There it is. It’s true. Yes, you will have teachers--and have probably have already had--some teachers who aren’t doing their job as well as they could.
While teaching education courses, I ask my college students to recollect their best and worst teachers. They always come up with examples of both with perfect ease. Always. And they have something to say that they learned about learning from both, in almost equal measures. But hindsight is 20/20, so what do you do in the meantime?
By the way, this perspective is not to be confused with blaming bad teachers for society’s problems, which some ed. policymakers try to do. I don’t think this is the case at all. This perspective is also not to be confused with the idea that some teachers’ styles don’t align with yours, as in your relationship doesn’t fit well. I do think this is absolutely true. In those cases, the teachers fit well for some students but not all.
No, this is to surface the truth that there are effective and not-so-effective teachers everywhere you go. Just as there are managers who aren’t quite as good as managing or chefs who aren’t quite as good at cooking. It's just how it is.
Important to note, though, is that there are “bad” teachers in “good” schools and “good” teachers in “bad” schools. (My quotation marks here are to make sure we know those terms are usually worthless generalization and at the very least need to be investigated before accepting them when you hear them.)
I attended a highly selective university, and I teach at one too. There were, and are, some professors who aren’t great at teaching. I coach students at high schools and colleges deemed intellectually elite, as well as those that are vocational, community colleges, and/or easy entry. Yes, you guessed it: they seem to have the same balance of good vs. bad teachers!
So what do students do in this situation? And what is a parent to do when they encounter teaching that falls short of expectations?
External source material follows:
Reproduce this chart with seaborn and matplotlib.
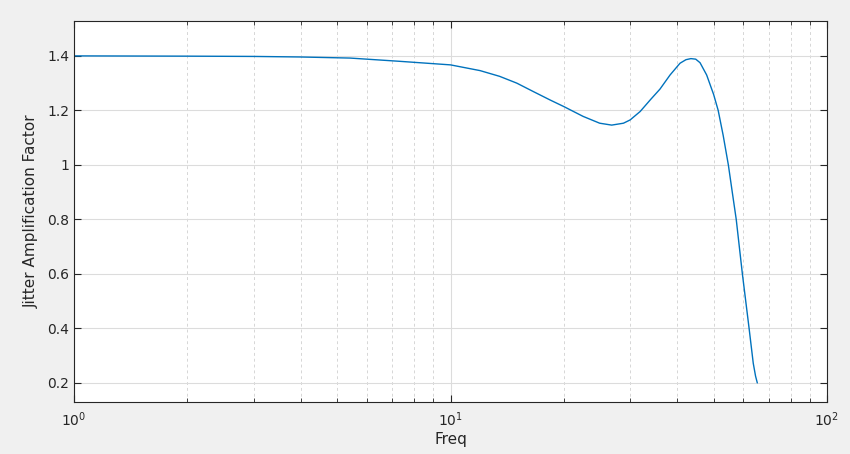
import numpy as np
import pandas as pd
import matplotlib
matplotlib.use("Agg")
import matplotlib.pyplot as plt
import matplotlib.ticker as mticker
import seaborn as sns

freq = [1, 2, 3, 3.98, 5.41, 7.34, 10, 11.98, 13.5, 15.0, 16.6, 18.4, 20.0, 22.5,
        24.9, 26.8, 28.8, 30, 31.9, 34.0, 36, 38.3, 40.7, 42.2, 43.5, 44.8, 46.0,
        47.9, 50.0, 51.4, 53.0, 54.7, 56.0, 57.4, 59.6, 62.1, 63.7, 64.6, 65.3]
amp = [1.400, 1.399, 1.398, 1.396, 1.392, 1.380, 1.367, 1.346, 1.325, 1.300, 1.269,
       1.238, 1.214, 1.178, 1.153, 1.146, 1.153, 1.165, 1.196, 1.240, 1.278, 1.330,
       1.373, 1.386, 1.390, 1.388, 1.375, 1.330, 1.258, 1.200, 1.108, 1.000, 0.902,
       0.800, 0.600, 0.400, 0.272, 0.225, 0.200]

df = pd.DataFrame({"Freq": freq, "Amp": amp})

sns.set_theme(style="white")
plt.rcParams['font.family'] = ['DejaVu Sans']

fig = plt.figure(figsize=(8.5, 4.54), dpi=100, facecolor="#f0f0f0")
ax = fig.add_axes([74/850, 52/454, (827-74)/850, (402-21)/454])
ax.set_facecolor("white")

sns.lineplot(data=df, x="Freq", y="Amp", ax=ax, color="#0072BD", linewidth=1.0,
             sort=False, estimator=None)

ax.set_xscale("log")
ax.set_xlim(1, 100)
ax.set_ylim(0.13, 1.528)
ax.set_yticks([0.2, 0.4, 0.6, 0.8, 1.0, 1.2, 1.4])
ax.yaxis.set_major_formatter(mticker.FuncFormatter(lambda v, p: ("%g" % v)))
ax.xaxis.set_major_locator(mticker.LogLocator(base=10, numticks=10))
ax.xaxis.set_minor_locator(mticker.LogLocator(base=10, subs=np.arange(2, 10), numticks=20))
ax.xaxis.set_minor_formatter(mticker.NullFormatter())

ax.set_axisbelow(True)
ax.grid(True, which="major", axis="both", color="#dcdcdc", linewidth=0.8, linestyle="-")
ax.grid(True, which="minor", axis="x", color="#d6d6d6", linewidth=0.7, linestyle=(0, (3, 3)))

for s in ax.spines.values():
    s.set_color("#262626")
    s.set_linewidth(0.8)

ax.tick_params(axis="both", which="major", direction="in", length=5, width=0.8,
               colors="#262626", labelsize=10, top=True, right=True,
               bottom=True, left=True)
ax.tick_params(axis="x", which="minor", direction="in", length=3, width=0.6,
               colors="#262626", top=True, bottom=True)
ax.tick_params(axis="x", which="major", pad=6)
for lbl in ax.get_xticklabels() + ax.get_yticklabels():
    lbl.set_color("#262626")

ax.set_xlabel("Freq", fontsize=11, color="#262626", labelpad=2)
ax.set_ylabel("Jitter Amplification Factor", fontsize=11, color="#262626", labelpad=6)

fig.savefig("out.png", dpi=100, facecolor=fig.get_facecolor())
While there are routes to intervene, such as direct dialogue with the teacher and reporting the problems to the department chair, I think there is also a silver-lining perspective to include. For one: if you can do ok in this context, you can do ok anywhere! If you can figure out how to survive this awfulness, you can handle awfulness later.
In short, fixing the problem isn’t always the goal (and isn’t always possible anyway).
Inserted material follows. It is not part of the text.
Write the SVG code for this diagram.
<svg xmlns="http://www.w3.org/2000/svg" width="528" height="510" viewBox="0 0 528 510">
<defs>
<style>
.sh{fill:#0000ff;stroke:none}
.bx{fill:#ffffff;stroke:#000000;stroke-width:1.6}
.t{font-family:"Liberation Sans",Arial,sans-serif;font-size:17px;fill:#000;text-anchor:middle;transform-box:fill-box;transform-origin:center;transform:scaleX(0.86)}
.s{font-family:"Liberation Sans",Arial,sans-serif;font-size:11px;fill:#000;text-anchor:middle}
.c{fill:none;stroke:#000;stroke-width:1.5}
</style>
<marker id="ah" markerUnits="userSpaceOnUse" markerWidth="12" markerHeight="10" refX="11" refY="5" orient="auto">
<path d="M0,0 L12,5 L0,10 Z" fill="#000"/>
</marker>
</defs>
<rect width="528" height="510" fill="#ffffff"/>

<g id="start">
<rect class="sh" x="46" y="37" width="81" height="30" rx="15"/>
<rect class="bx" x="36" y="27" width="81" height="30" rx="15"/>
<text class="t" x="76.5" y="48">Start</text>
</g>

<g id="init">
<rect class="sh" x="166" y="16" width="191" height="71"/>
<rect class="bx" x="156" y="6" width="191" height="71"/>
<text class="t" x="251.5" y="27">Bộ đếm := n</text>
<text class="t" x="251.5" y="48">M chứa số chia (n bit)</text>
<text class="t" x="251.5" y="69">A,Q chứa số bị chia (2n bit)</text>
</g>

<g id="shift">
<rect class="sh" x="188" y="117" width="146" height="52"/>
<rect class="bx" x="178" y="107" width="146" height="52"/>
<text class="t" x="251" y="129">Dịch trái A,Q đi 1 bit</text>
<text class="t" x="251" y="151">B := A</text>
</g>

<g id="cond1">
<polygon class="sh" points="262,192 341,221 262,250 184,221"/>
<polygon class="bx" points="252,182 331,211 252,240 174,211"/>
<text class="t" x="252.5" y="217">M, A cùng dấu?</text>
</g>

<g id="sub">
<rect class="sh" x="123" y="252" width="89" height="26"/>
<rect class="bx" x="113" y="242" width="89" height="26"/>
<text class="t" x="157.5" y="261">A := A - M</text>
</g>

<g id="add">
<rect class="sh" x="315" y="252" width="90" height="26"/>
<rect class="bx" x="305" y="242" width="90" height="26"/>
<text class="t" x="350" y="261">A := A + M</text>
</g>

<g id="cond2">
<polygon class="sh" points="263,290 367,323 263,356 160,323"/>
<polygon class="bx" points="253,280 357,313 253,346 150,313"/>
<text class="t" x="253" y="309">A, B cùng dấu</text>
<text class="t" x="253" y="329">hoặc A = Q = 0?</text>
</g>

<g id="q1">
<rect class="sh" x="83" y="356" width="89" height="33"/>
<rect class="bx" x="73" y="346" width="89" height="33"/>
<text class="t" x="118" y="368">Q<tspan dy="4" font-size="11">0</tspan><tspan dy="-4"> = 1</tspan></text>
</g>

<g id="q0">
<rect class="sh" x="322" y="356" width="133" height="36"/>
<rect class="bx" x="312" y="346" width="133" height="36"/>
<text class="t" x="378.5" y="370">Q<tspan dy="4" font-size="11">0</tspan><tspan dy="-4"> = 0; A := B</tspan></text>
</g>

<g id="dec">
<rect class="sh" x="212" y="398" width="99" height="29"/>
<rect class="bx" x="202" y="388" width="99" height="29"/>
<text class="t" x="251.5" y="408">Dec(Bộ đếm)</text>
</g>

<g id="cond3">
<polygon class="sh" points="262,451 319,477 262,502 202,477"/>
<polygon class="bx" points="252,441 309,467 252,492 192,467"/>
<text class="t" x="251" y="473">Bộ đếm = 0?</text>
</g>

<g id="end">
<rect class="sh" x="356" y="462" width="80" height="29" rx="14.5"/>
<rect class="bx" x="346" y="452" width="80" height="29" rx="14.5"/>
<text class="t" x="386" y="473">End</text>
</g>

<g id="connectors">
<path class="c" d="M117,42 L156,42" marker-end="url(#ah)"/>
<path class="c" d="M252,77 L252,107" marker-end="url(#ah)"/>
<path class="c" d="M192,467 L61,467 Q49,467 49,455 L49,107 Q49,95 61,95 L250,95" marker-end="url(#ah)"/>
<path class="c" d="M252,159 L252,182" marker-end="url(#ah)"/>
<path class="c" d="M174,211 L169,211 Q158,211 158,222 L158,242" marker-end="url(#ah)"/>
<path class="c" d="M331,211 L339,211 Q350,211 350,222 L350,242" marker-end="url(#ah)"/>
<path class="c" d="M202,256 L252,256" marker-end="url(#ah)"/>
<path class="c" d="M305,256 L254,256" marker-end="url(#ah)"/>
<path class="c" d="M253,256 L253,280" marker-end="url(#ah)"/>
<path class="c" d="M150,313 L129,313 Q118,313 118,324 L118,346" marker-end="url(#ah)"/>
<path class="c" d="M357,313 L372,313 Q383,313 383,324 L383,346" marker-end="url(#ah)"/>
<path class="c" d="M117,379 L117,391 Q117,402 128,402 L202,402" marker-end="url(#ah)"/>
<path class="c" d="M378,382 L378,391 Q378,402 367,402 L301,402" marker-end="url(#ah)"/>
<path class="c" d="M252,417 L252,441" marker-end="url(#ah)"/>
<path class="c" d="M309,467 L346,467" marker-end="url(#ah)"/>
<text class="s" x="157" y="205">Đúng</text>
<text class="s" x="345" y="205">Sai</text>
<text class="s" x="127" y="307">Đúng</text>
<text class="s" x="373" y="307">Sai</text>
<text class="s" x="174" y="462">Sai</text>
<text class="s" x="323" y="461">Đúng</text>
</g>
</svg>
For example, in graduate school I had a professor I bemoaned was the world’s least engaged educator. Every chapter was taught via presentations by fellow students and when unanswered questions arose, he couldn’t address them. We felt under supported and rudder-less in reaching toward the course goals. Rather than being worried, I felt frustrated. Angry. Annoyed. But I persisted and came through with perhaps the best learning outcome possible: I never teach a class like that. Ever. Student-centered teaching is a great approach but too much of a good thing ruins it. I learned it and now I benefit others because of it, 100s of students in the last two decades. I think that’s kind of cool to know.
So, before you “give up” or “storm in” when there appears to be evidence of a not-so-good teacher, do the things I’m suggesting first:
1. Consider whether they just aren’t a fit for you. If that’s the case, see what you can learn by getting out of your comfort zone. You’ll become a better student for it! If you’re sure they aren't a fit for almost anyone, though, go on to #2.
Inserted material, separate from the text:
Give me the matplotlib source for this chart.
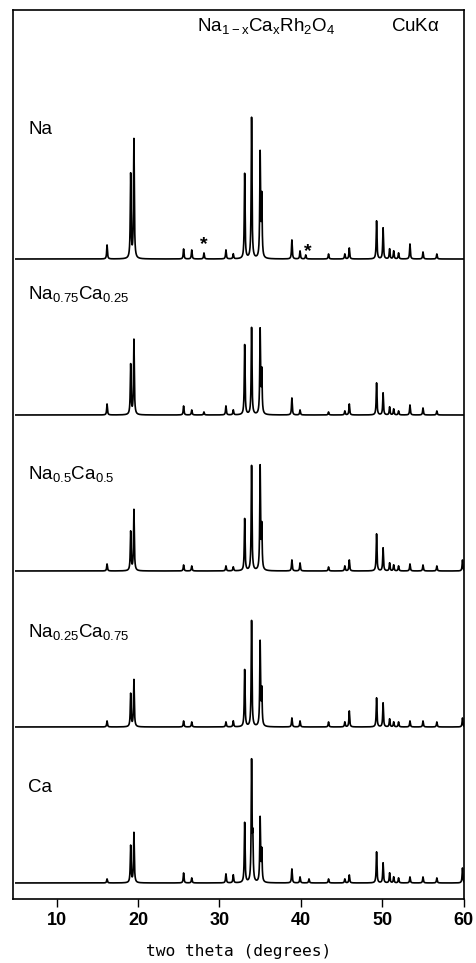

2. Realize that there are some crummy teachers in the world and you got one. It’s not your imagination. Sorry. Then, move on.
3. Figure out what absolutely needs to happen to survive your time with this teacher. Jump through their hoops as you must; teach yourself as needed; seek outside help; don’t give up hope that the next teacher will probably be amazing.
4. Give the crummy teacher the benefit of the doubt when possible. Maybe once upon a time they were really good. Maybe something terrible has happened in their personal life. Maybe your smiling face despite your unhappiness in their profession is the only thing keeping them afloat! Be generous. It’s worth it.
5. Don’t freak out. There is solid research that a student has to have multiple consecutive years of subpar teaching before it puts them behind. You'll most likely be fine in the long run after this speed bump.
6. Report the problem if it doesn’t lessen by the end of the term. Contact prior to the end can put your relationship in serious risk, no matter how careful you are about being diplomatic. Proceed carefully.
Getting a not-so-great teacher is no fun. There is no way to sugarcoat this news. But if you recognize that there is some silver lining for learning and approach the situation with more patience and grit than you thought possible you may end up with what my college students found out: those bad teachers actually taught you something good, after all.